Quella che alcuni chiamano 'filosofia civile' (un termine che fu degli
illuministi napoletani prima e poi di Romagnosi e Cattaneo, ma per
significare una scienza sociale ed economica al servizio della
modernizzazione della società civile) dovrebbe essere chiamata 'senso
democratico' o 'cultura democratica'. E' questo che a noi fa difetto e
che dovremmo aiutare a crescere, non il patriottismo (oltretutto
problematico a conciliarsi con una società multietnica e il
pluralismo culturale e morale).
Cultura democratica diffusa significa quella tranquilla certezza delle
regole che porta ciascun cittadino a vedere gli altri nè con il
disprezzo di chi 'ne sa di più' nè con la diffidenza di chi voglia 'fregare'.

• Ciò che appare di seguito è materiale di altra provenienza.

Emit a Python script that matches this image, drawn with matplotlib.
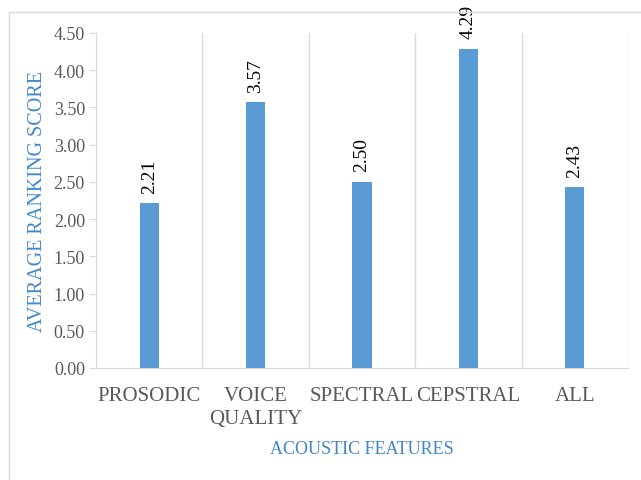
import matplotlib
matplotlib.use("Agg")
import matplotlib.pyplot as plt
from matplotlib.patches import Rectangle

categories = ["PROSODIC", "VOICE\nQUALITY", "SPECTRAL", "CEPSTRAL", "ALL"]
scores = [2.21, 3.57, 2.50, 4.29, 2.43]
yticks = [0.0, 0.5, 1.0, 1.5, 2.0, 2.5, 3.0, 3.5, 4.0, 4.5]

plt.rcParams['font.family'] = ['Liberation Serif', 'DejaVu Serif']

fig = plt.figure(figsize=(6.41, 4.81), dpi=100)
ax = fig.add_axes([96/641, 1-369/481, 532/641, 335/481])

x = list(range(len(categories)))
ax.bar(x, scores, width=0.18, color="#5b9bd5", zorder=3)
ax.set_xlim(-0.5, len(categories)-0.5)
ax.set_ylim(0, 4.5)
ax.set_yticks(yticks)
ax.set_yticklabels([f"{v:.2f}" for v in yticks], fontsize=13, color="#595959")
ax.set_xticks(x)
ax.set_xticklabels(categories, fontsize=15, color="#595959", linespacing=1.25)
ax.tick_params(axis='x', length=0, pad=13)
ax.tick_params(axis='y', length=5, color="#d9d9d9", pad=3)

for b in [i + 0.5 for i in x]:
    ax.axvline(b, color="#d9d9d9", lw=1, zorder=1)
for s in ['top', 'right']:
    ax.spines[s].set_visible(False)
ax.spines['left'].set_color("#d9d9d9")
ax.spines['bottom'].set_color("#d9d9d9")

for xi, v in zip(x, scores):
    ax.text(xi, v + 0.14, f"{v:.2f}", rotation=90, ha='center', va='bottom', fontsize=14, color="black")

ax.set_ylabel("AVERAGE RANKING SCORE", color="#4187cc", fontsize=14.5, labelpad=5)
ax.set_xlabel("ACOUSTIC FEATURES", color="#4187cc", fontsize=13, labelpad=9)

fig.patches.append(Rectangle((9/641, -0.1), 1.2, 1-13/481+0.1, transform=fig.transFigure,
                             fill=False, edgecolor="#d9d9d9", lw=1))

fig.savefig("out.png", dpi=100)
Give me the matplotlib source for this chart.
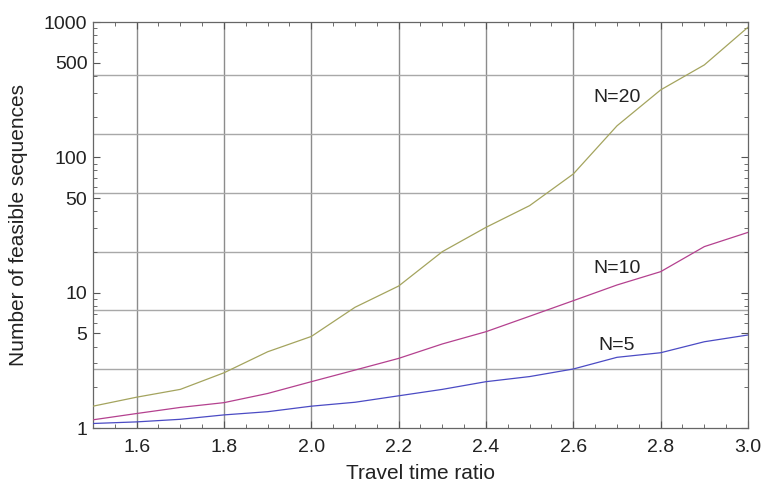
import matplotlib
matplotlib.use("Agg")
import matplotlib.pyplot as plt
import numpy as np
from matplotlib.ticker import FixedLocator, NullFormatter, FixedFormatter

plt.rcParams['font.family'] = ['Liberation Sans', 'DejaVu Sans']

# data
ratio = [1.5, 1.6, 1.7, 1.8, 1.9, 2.0, 2.1, 2.2, 2.3, 2.4, 2.5, 2.6, 2.7, 2.8, 2.9, 3.0]
n5 = [1.08, 1.11, 1.16, 1.25, 1.32, 1.45, 1.55, 1.73, 1.93, 2.20, 2.40, 2.73, 3.33, 3.60, 4.34, 4.87]
n10 = [1.15, 1.28, 1.42, 1.54, 1.80, 2.20, 2.68, 3.27, 4.18, 5.15, 6.70, 8.73, 11.4, 14.3, 21.9, 27.9]
n20 = [1.45, 1.69, 1.93, 2.56, 3.66, 4.75, 7.8, 11.2, 20.1, 30.4, 44.0, 75.4, 171, 315, 482, 915]

series = [("N=5", n5, "#4b4bc4"), ("N=10", n10, "#b4418f"), ("N=20", n20, "#a4a45e")]
label_pos = {"N=5": (2.70, 4.1), "N=10": (2.70, 15.2), "N=20": (2.70, 275)}

yticks = [1, 5, 10, 50, 100, 500, 1000]
xticks = [1.6, 1.8, 2.0, 2.2, 2.4, 2.6, 2.8, 3.0]

fig = plt.figure(figsize=(7.66, 4.86), dpi=100)
ax = fig.add_axes([0.1214, 0.1193, 0.8551, 0.8354])

# mathematica-style grid: vertical at majors, horizontal at e^k
for x in [1.6, 1.8, 2.0, 2.2, 2.4, 2.6, 2.8]:
    ax.axvline(x, color="#8c8c8c", lw=1.0, zorder=1)
for k in range(1, 7):
    ax.axhline(np.e ** k, color="#a8a8a8", lw=1.0, zorder=1)

for name, vals, col in series:
    ax.plot(ratio, vals, color=col, lw=0.9, zorder=3)
    tx, ty = label_pos[name]
    ax.text(tx, ty, name, fontsize=14, ha="center", va="center", color="#222222", zorder=4)

ax.set_yscale("log")
ax.set_xlim(1.5, 3.0)
ax.set_ylim(1, 1000)

ax.xaxis.set_major_locator(FixedLocator(xticks))
ax.xaxis.set_minor_locator(FixedLocator(np.arange(1.5, 3.001, 0.05)))
ax.xaxis.set_major_formatter(FixedFormatter(["%.1f" % v for v in xticks]))
ax.yaxis.set_major_locator(FixedLocator(yticks))
ax.yaxis.set_major_formatter(FixedFormatter([str(v) for v in yticks]))
minors = [m * 10 ** d for d in range(0, 3) for m in range(2, 10)]
ax.yaxis.set_minor_locator(FixedLocator(minors))
ax.yaxis.set_minor_formatter(NullFormatter())

ax.tick_params(which="both", direction="in", top=True, right=True, colors="#555555",
               labelcolor="#222222", labelsize=14)
ax.tick_params(which="major", length=5, width=0.8)
ax.tick_params(which="minor", length=3, width=0.6)
ax.tick_params(axis="x", which="major", pad=8)
ax.tick_params(axis="y", which="major", pad=4)

for sp in ax.spines.values():
    sp.set_color("#666666")
    sp.set_linewidth(0.9)

ax.set_xlabel("Travel time ratio", fontsize=15, color="#222222")
ax.set_ylabel("Number of feasible sequences", fontsize=15, color="#222222")
ax.xaxis.set_label_coords(0.5, -0.088)
ax.yaxis.set_label_coords(-0.099, 0.5)

fig.savefig("out.png", dpi=100)
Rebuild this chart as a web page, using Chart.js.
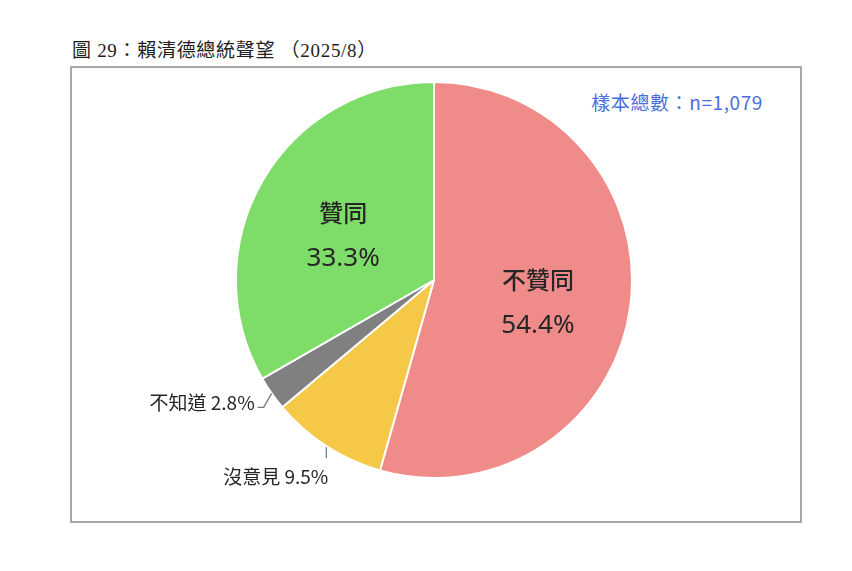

Questa è la cultura politica che a noi fa difetto (ma occorre pensare
che la nostra è una democrazia giovane) -- quel senso del rispetto
per l'autorità del giudizio politico dei cittadini. Un senso di
rispetto che, purtroppo, viene contrabbandato nel suo più sgradevole
surrogato dai politici del Polo, i veri populisti moderni. Ma quando
loro si appellano al 'giudizio del popolo', alla 'legittimità
popolare e democratica' lo fanno pensando alla 'massa', a una massa
che segue le campagne del leader come i fedeli seguono le processioni
religiose.
Eppure, la democrazia non equivale a popolo in 'massa', ma a popolo
come unione di singoli cittadini che ragionano con la loro testa. Piu'
che la generica 'filosofia civile' (che in fondo altro non è che
rispetto della legge con qualche parata folkloristica) occorre che si
formi un 'senso comune' democratico, che, per dirla con Whitman, si
veda la nostra società come una casa che tratta i suoi abitanti con
eguale dignità, siano essi prostitute, omosessuali, genitori per
bene, imprenditori, poveri o immigrati. E' l'orgoglio che viene dalla
cittadinanza democratica che deve essere esaltato, non quello per un
concetto astratto come 'patria'. Del resto, quando si pensa con la
propria testa, le patrie diventano molte.